The result taken from a distance of 7cm is slightly under-exposed, but there’s little of the geometric distortion or softening towards the corners we often see with compact macro modes. A good result for the F60fd.

The increase to 400 ISO hasn’t been too detrimental in this example, but the subject matter is quite forgiving.

     

Indoor: 4.80MB, Manual, 1/85, f2.8, ISO 400, 8-24mm at 8mm (equivalent to 35mm)

  Our first indoor shot was taken with the F60fd at 400 ISO under artificial light.

The camera’s face detection easily locked onto the subject and can recognise full profiles.
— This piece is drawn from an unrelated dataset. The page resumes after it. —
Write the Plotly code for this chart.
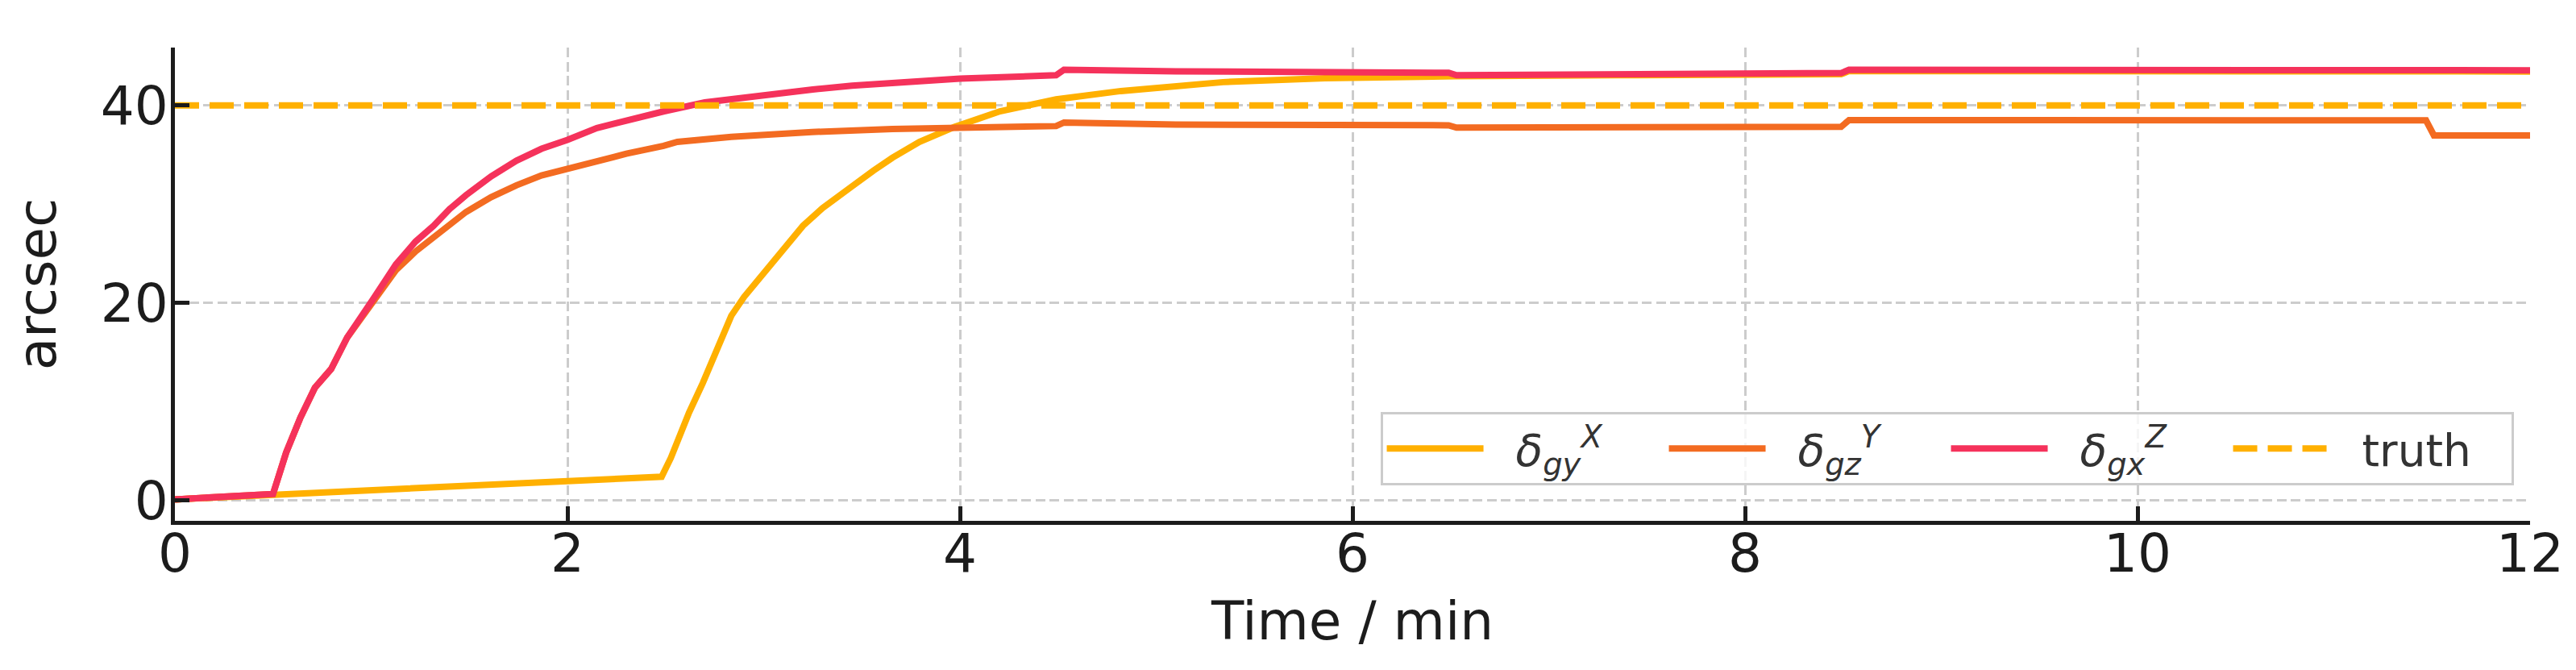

The F60fd is one of the best compacts in this regard.

Noise levels have become more apparent here, especially in shadow or flat areas. Well-lit detailed areas remain full of information though, as seen when viewing the magazine covers at 100%.

     

Indoor: 4.72MB, Manual, 1/50, f2.8, ISO 800, 8-24mm at 8mm (equivalent to 35mm)

 

Our second indoor shot was taken with the sensitivity increased to 800 ISO. As such, there’s an unsurprising increase in visible noise levels here, with the result only really acceptable at smaller sizes.

The camera’s also arguably underexposed this shot, which has allowed it to avoid potential camera shake from a slow shutter speed.

The F60fd features sensor-shift stabilisation, although in our tests it wasn’t as effective as models with optical stabilisation – see first page for details.

     

Indoor: 4.93MB, Manual, 1/100, f2.8, ISO 1600, 8-24mm at 8mm (equivalent to 35mm)

  Our final indoor shot was taken with the sensitivity at 1600 ISO. Here’s there’s a significant reduction in quality with undesirable artefacts through noise and noise reduction. Interestingly, the F60fd’s noise artefacts look quite different from other compacts.

To be fair, the final result isn’t any worse than rival models, but like those, you’d only want to use 1600 ISO in emergencies. The F60fd goes on to bravely offer 3200 ISO, and even 6400 ISO options, the latter at a reduced resolution. The results ain’t pretty – see our High ISO results page.